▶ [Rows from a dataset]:
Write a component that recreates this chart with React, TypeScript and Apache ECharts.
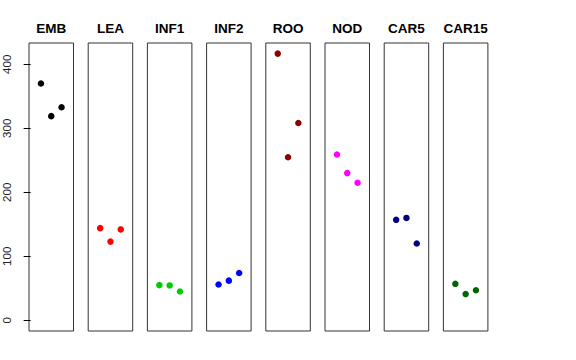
import React, { useEffect, useRef } from "react";
import * as echarts from "echarts";

const categories = ["EMB", "LEA", "INF1", "INF2", "ROO", "NOD", "CAR5", "CAR15"];
const colors = ["#000000", "#FF0000", "#00CD00", "#0000FF", "#8B0000", "#FF00FF", "#000080", "#006400"];
const embValues = [370, 319, 333];
const leaValues = [144, 123, 142];
const inf1Values = [55, 54.5, 45];
const inf2Values = [56, 62, 74];
const rooValues = [416.7, 254.7, 308.3];
const nodValues = [259, 230, 215];
const car5Values = [157, 160, 120];
const car15Values = [57, 41, 47];
const replicate = [1, 2, 3];
const yTicks = [0, 100, 200, 300, 400];

const allValues = [embValues, leaValues, inf1Values, inf2Values, rooValues, nodValues, car5Values, car15Values];

export default function App() {
  const ref = useRef<HTMLDivElement>(null);
  useEffect(() => {
    if (!ref.current) return;
    const chart = echarts.init(ref.current, null, { renderer: "svg" });
    const grids: any[] = [];
    const xAxes: any[] = [];
    const yAxes: any[] = [];
    const series: any[] = [];
    const titles: any[] = [];
    categories.forEach((cat, i) => {
      const left = 29 + 59.2 * i;
      const width = 44.5;
      grids.push({ left, top: 43, width, height: 288, show: true, borderColor: "#333", borderWidth: 1, backgroundColor: "transparent" });
      xAxes.push({
        type: "value", gridIndex: i, min: -0.16, max: 4.16,
        axisLine: { show: false }, axisTick: { show: false }, axisLabel: { show: false }, splitLine: { show: false },
      });
      yAxes.push({
        type: "value", gridIndex: i, min: -16.7, max: 433.3,
        axisLine: { show: false },
        axisTick: { show: i === 0, length: 7, lineStyle: { color: "#000", width: 1 }, customValues: yTicks },
        axisLabel: { show: i === 0, rotate: 90, margin: 16, fontSize: 11.5, color: "#222", fontFamily: "Liberation Sans, Arial, sans-serif", customValues: yTicks },
        splitLine: { show: false },
      });
      series.push({
        type: "scatter", xAxisIndex: i, yAxisIndex: i, symbol: "circle", symbolSize: 6.5,
        itemStyle: { color: colors[i], opacity: 1 },
        data: replicate.map((r, j) => [r, allValues[i][j]]),
      });
      titles.push({
        text: cat, left: left + width / 2, top: 21, textAlign: "center", padding: 0,
        textStyle: { fontSize: 13.5, fontWeight: "bold", color: "#000", fontFamily: "Liberation Sans, Arial, sans-serif" },
      });
    });
    chart.setOption({
      animation: false,
      backgroundColor: "#fff",
      title: titles,
      grid: grids,
      xAxis: xAxes,
      yAxis: yAxes,
      series,
    });
    return () => chart.dispose();
  }, []);
  return <div ref={ref} style={{ width: 576, height: 360, position: "absolute", left: 0, top: 0 }} />;
}
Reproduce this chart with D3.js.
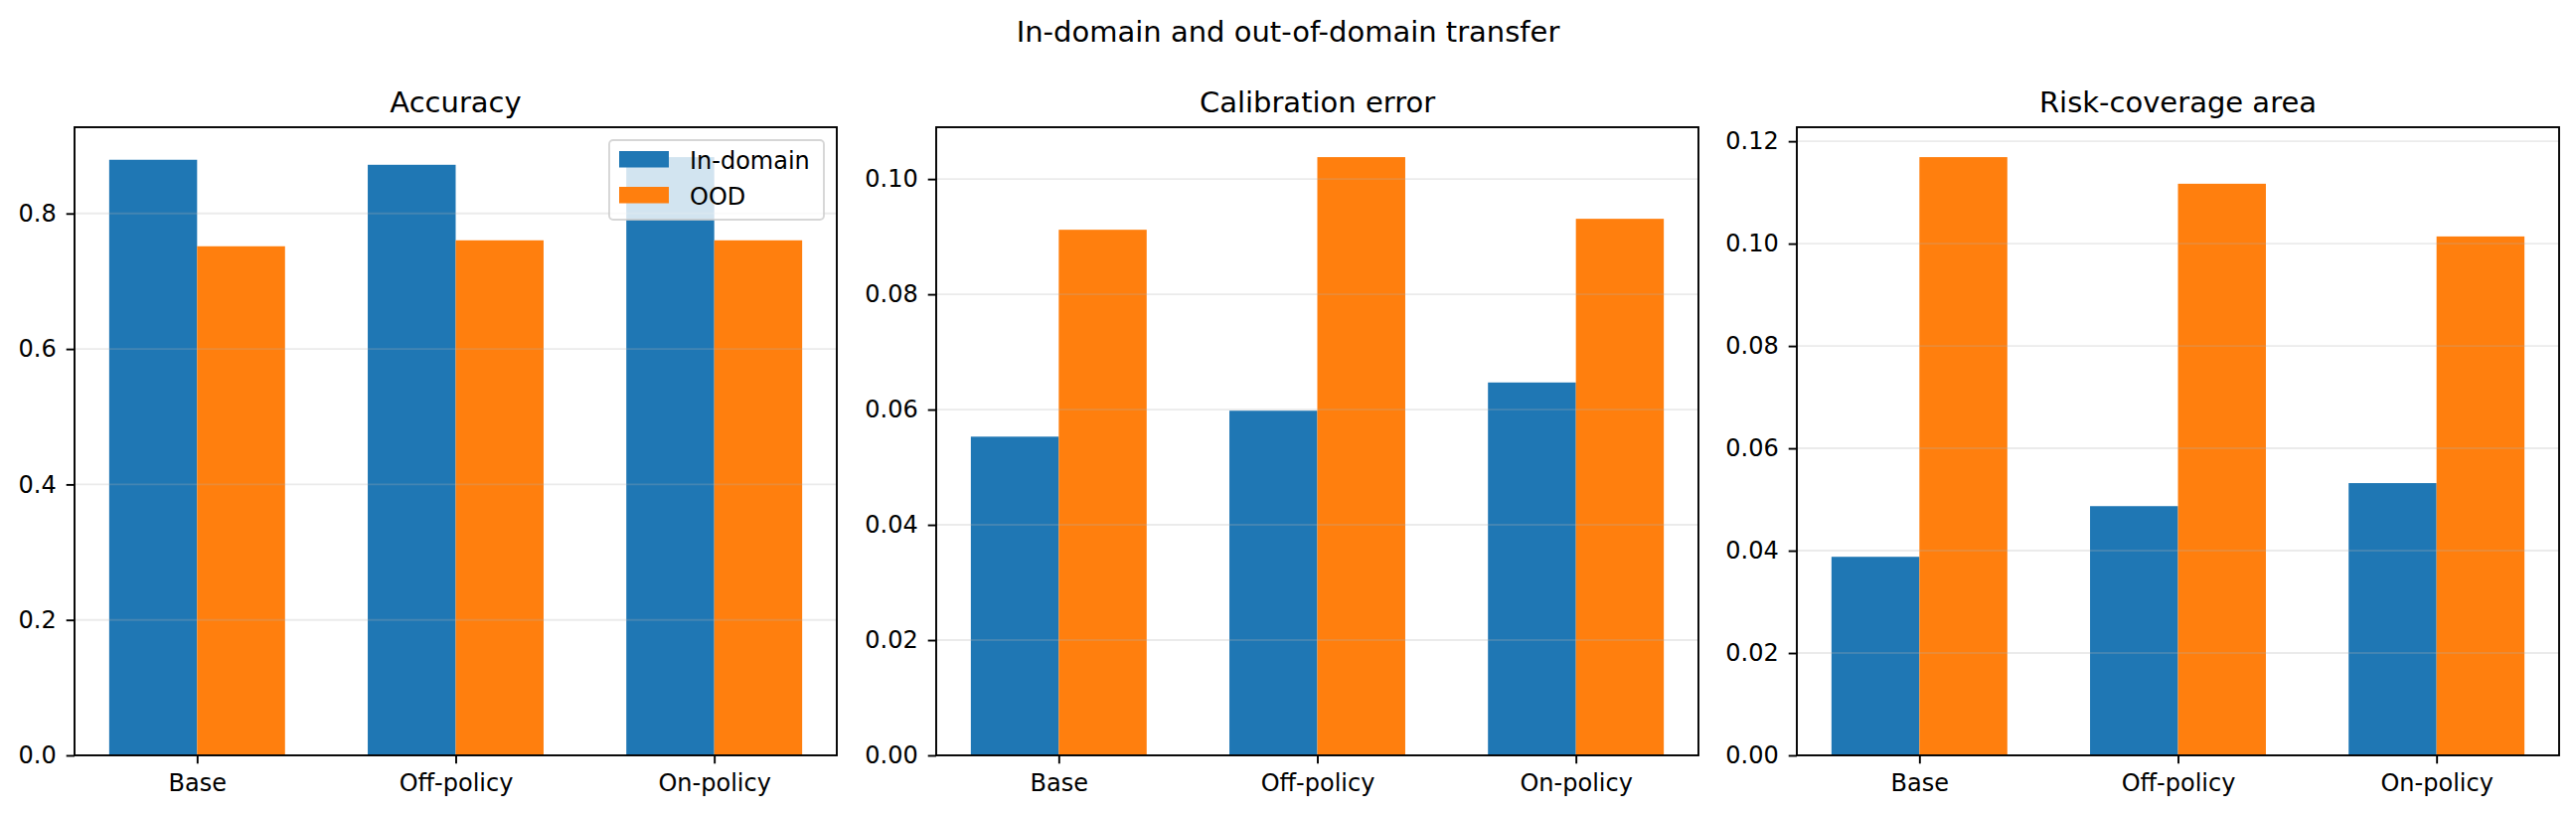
<!DOCTYPE html>
<html>
<head>
<meta charset="utf-8">
<script src="https://cdn.jsdelivr.net/npm/d3@7"></script>
<style>
  html, body { margin: 0; padding: 0; background: #fff; }
  svg { display: block; font-family: "DejaVu Sans", sans-serif; }
</style>
</head>
<body>
<div id="chart"></div>
<script>
// ---- data ----
const categories = ["Base", "Off-policy", "On-policy"];
const seriesNames = ["In-domain", "OOD"];
const seriesColors = ["#1f77b4", "#ff7f0e"];

const accuracyIn  = [0.8793, 0.8719, 0.8832];
const accuracyOOD = [0.7516, 0.7604, 0.7604];
const calibIn     = [0.0553, 0.0598, 0.0647];
const calibOOD    = [0.0912, 0.1038, 0.0931];
const riskIn      = [0.0388, 0.0487, 0.0532];
const riskOOD     = [0.1169, 0.1117, 0.1014];

const panelTitles = ["Accuracy", "Calibration error", "Risk-coverage area"];
const accuracyTicks = [0, 0.2, 0.4, 0.6, 0.8];
const calibTicks    = [0, 0.02, 0.04, 0.06, 0.08, 0.10];
const riskTicks     = [0, 0.02, 0.04, 0.06, 0.08, 0.10, 0.12];
const suptitle = "In-domain and out-of-domain transfer";

const panels = [
  { title: panelTitles[0], values: [accuracyIn, accuracyOOD], ticks: accuracyTicks, fmt: d3.format(".1f"), legend: true },
  { title: panelTitles[1], values: [calibIn, calibOOD],       ticks: calibTicks,    fmt: d3.format(".2f") },
  { title: panelTitles[2], values: [riskIn, riskOOD],         ticks: riskTicks,     fmt: d3.format(".2f") }
];

// ---- layout ----
const W = 2592, H = 819;
const panelLeft = [75, 942, 1808];
const panelW = 767;
const plotTop = 128, plotBottom = 760;
const barW = 0.34;
const fontTick = 24, fontTitle = 29;
const tickLen = 8.3;

const svg = d3.select("#chart").append("svg")
  .attr("width", W).attr("height", H);

svg.append("text")
  .attr("x", W / 2).attr("y", 42)
  .attr("text-anchor", "middle")
  .style("font-size", fontTitle + "px")
  .text(suptitle);

panels.forEach((p, pi) => {
  const g = svg.append("g").attr("transform", `translate(${panelLeft[pi]},0)`);

  // matplotlib-like margins: 5% on x, 5% above the highest bar
  const span = 2 + 2 * barW;
  const x = d3.scaleLinear()
    .domain([-barW - 0.05 * span, 2 + barW + 0.05 * span])
    .range([0, panelW]);
  const ymax = d3.max(p.values.flat()) * 1.05;
  const y = d3.scaleLinear().domain([0, ymax]).range([plotBottom, plotTop]);

  // bars
  p.values.forEach((vals, si) => {
    g.append("g").selectAll("rect")
      .data(vals)
      .join("rect")
      .attr("x", (d, i) => x(i + (si === 0 ? -barW : 0)))
      .attr("width", x(barW) - x(0))
      .attr("y", d => y(d))
      .attr("height", d => y(0) - y(d))
      .attr("fill", seriesColors[si]);
  });

  // grid on top of bars (matplotlib default)
  g.append("g").selectAll("line")
    .data(p.ticks)
    .join("line")
    .attr("x1", 0).attr("x2", panelW)
    .attr("y1", d => y(d)).attr("y2", d => y(d))
    .attr("stroke", "#b0b0b0")
    .attr("stroke-opacity", 0.25)
    .attr("stroke-width", 1.9);

  // y axis
  const yAxis = g.append("g")
    .call(d3.axisLeft(y).tickValues(p.ticks).tickFormat(p.fmt).tickSize(tickLen).tickPadding(10));
  yAxis.select(".domain").remove();
  yAxis.selectAll("line").attr("stroke", "#000").attr("stroke-width", 1.9);
  yAxis.selectAll("text")
    .attr("fill", "#000")
    .style("font-size", fontTick + "px")
    .style("font-family", "DejaVu Sans");

  // x axis
  const xAxis = g.append("g")
    .attr("transform", `translate(0,${plotBottom})`)
    .call(d3.axisBottom(x).tickValues(d3.range(categories.length))
      .tickFormat(i => categories[i]).tickSize(tickLen).tickPadding(8));
  xAxis.select(".domain").remove();
  xAxis.selectAll("line").attr("stroke", "#000").attr("stroke-width", 1.9);
  xAxis.selectAll("text")
    .attr("fill", "#000")
    .attr("dy", "0.8em")
    .style("font-size", fontTick + "px")
    .style("font-family", "DejaVu Sans");

  // frame
  g.append("rect")
    .attr("x", 0).attr("y", plotTop)
    .attr("width", panelW).attr("height", plotBottom - plotTop)
    .attr("fill", "none")
    .attr("stroke", "#000")
    .attr("stroke-width", 1.9);

  // title
  g.append("text")
    .attr("x", panelW / 2).attr("y", plotTop - 15)
    .attr("text-anchor", "middle")
    .style("font-size", fontTitle + "px")
    .text(p.title);

  // legend (upper right)
  if (p.legend) {
    const lw = 216, lh = 80;
    const lg = g.append("g")
      .attr("transform", `translate(${panelW - 13 - lw},${plotTop + 13})`);
    lg.append("rect")
      .attr("width", lw).attr("height", lh)
      .attr("rx", 4).attr("ry", 4)
      .attr("fill", "#fff").attr("fill-opacity", 0.8)
      .attr("stroke", "#cccccc").attr("stroke-opacity", 0.8)
      .attr("stroke-width", 1.9);
    seriesNames.forEach((name, si) => {
      const row = lg.append("g").attr("transform", `translate(10,${11 + si * 36})`);
      row.append("rect")
        .attr("width", 50).attr("height", 16.5)
        .attr("fill", seriesColors[si]);
      row.append("text")
        .attr("x", 71).attr("y", 18)
        .style("font-size", fontTick + "px")
        .text(name);
    });
  }
});
</script>
</body>
</html>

▶ [OBJECTIVE]:
Leave out the pictures and restate, word for word, the lines from the top of the data through the line containing "import * as", both included.

▶ [ANSWER BELOW]:
Write a component that recreates this chart with React, TypeScript and Apache ECharts.
import React, { useEffect, useRef } from "react";
import * as echarts from "echarts";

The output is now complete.